Even that level of success requires authors to fight tooth and nail and trade every possible favor as the marketing budgets at publishers, including the big ones, continue to dwindle. My friend, Mark Harris, author of three marvelous books with a fourth on the way, likes to say, “We are all Willy Loman; we sell books one at a time.” Book coverage in major media has all but disappeared, including at the L.A. Times. And the competition! Each year, up to one million traditionally published books are released, plus two to three million self-published ones. No wonder the profit margins for bookstores are so small.

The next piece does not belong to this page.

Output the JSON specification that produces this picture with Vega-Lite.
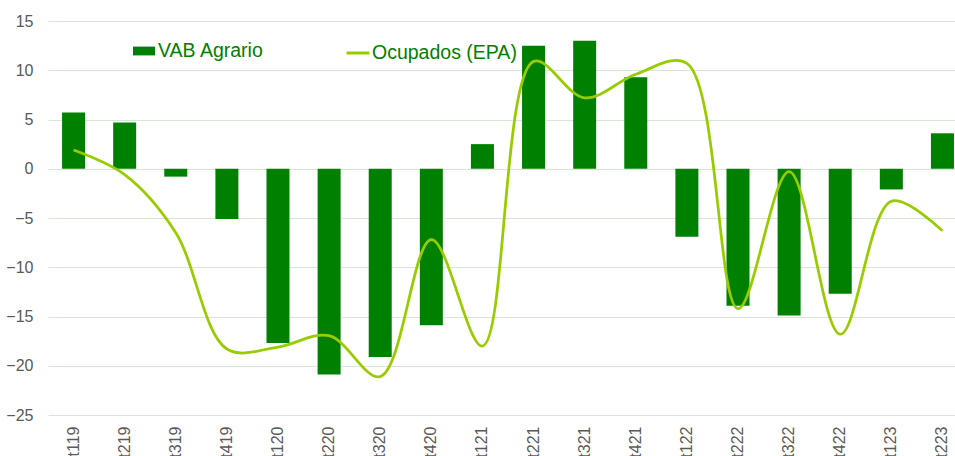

All this might be enough to put me in a eulogizing spirit if I wasn’t so astonishingly proud to now call myself an author. Still, in my darker moments, I wonder: Is it possible I’ve arrived too late at the party? Even as I try to remind myself not to feel so grim, authors continue to write (though it’s increasingly rare for it to be their only job), and so many brick-and-mortar booksellers somehow find a way to survive–even as online book sales account for almost three out of every four books sold. My childhood friends and I all thought our pal Brad Graham had lost his moorings when he left an editorial desk at the Washington Post to buy Politics & Prose–yet by all accounts it is thriving, recently expanding the mother ship and adding two annexes. I sense that same optimism in the newly minted Village Well Books & Coffee in Culver City. Even in the little town of Crested Butte, Colo. (pop. 2,000), where I’ve spent the past 30 summers, I’ve watched my son’s childhood friends, Arvin and Danica Ramgoolam, make a go of it at Townie Books (their motto, “Read Books, Drink Coffee, Fight Evil.”) These brave, reading-obsessed capitalists march on.
When I got out of my car, signing pen in hand, and entered Skylight Books—the fiercely independent, verdant Los Feliz shrine—I stood before the table of new releases, and indulged in a deep, reverential sniff. Nothing, and everything, has changed.